A majority of pilots are considering leaving the profession amid unhappiness over pay, according to the latest annual survey of pilot attitudes by GOOSE Recruitment and FlightGlobal.

It found that more than half of those asked had not had a salary increase for five years, and for one in three, pay has fallen.

Only 15 per cent of pilots believe their salary is keeping pace with the rising cost of living, and almost 70 per cent say that current levels of pay will persuade fellow aviators to leave the sector.

Alarmingly, the survey found that 63 per cent want to change jobs in the next 12 months, including 65 per cent of captains – the highest figure in the four years of the poll.

Salary and benefits

A better salary and benefits package is given as the main reason for seeking the change, followed by an improved work-life balance.

Just 45 per cent would encourage young people to join the profession.

The survey polled 1,184 pilots across the world during the final quarter of 2022.

Asia-Pacific is the worst affected region when it comes to pay.
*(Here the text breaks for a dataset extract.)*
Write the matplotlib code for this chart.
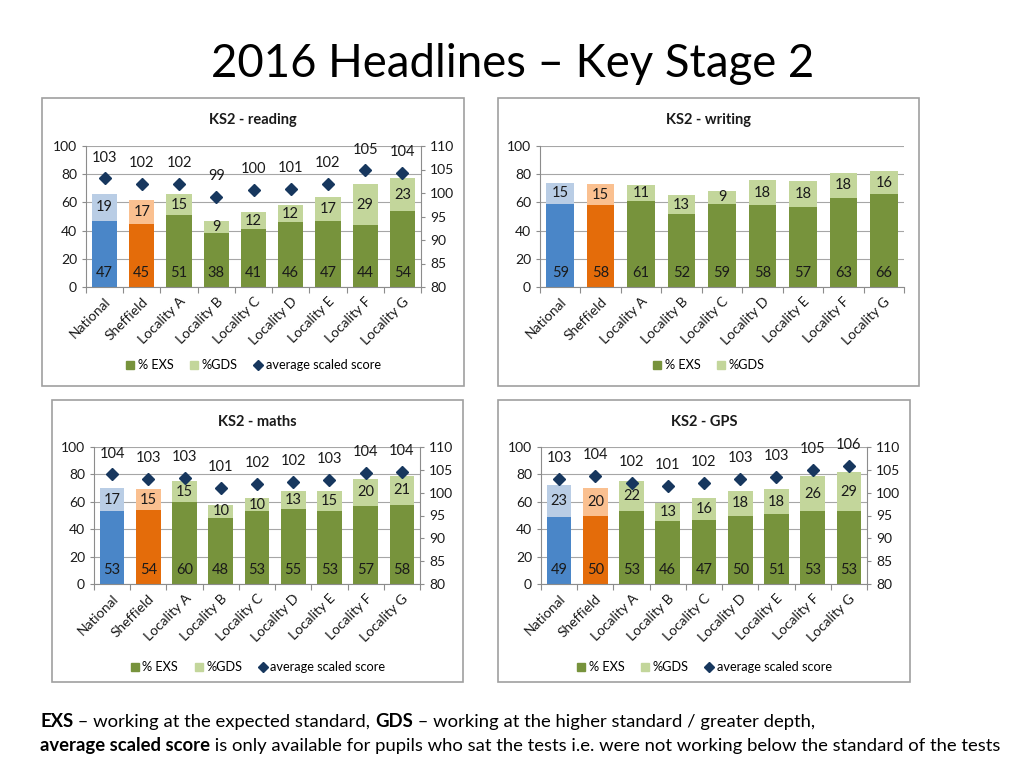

There 48 per cent of pilots have had their pay reduced. By contrast, in North America, 73 per cent of respondents have seen their pay increase.

Shortage of pilots

Some 89 per cent of respondents believe there will be a shortage of pilots over the next five years, compared with 66 per cent in 2021.

Mark Charman, founder and chief executive of GOOSE Recruitment, said: “I don’t see this goodwill holding out for much longer.

“Pilots will want to see their pay return to what it once was. I predict that 2023 will be a year with more remuneration crisis talks than ever before.”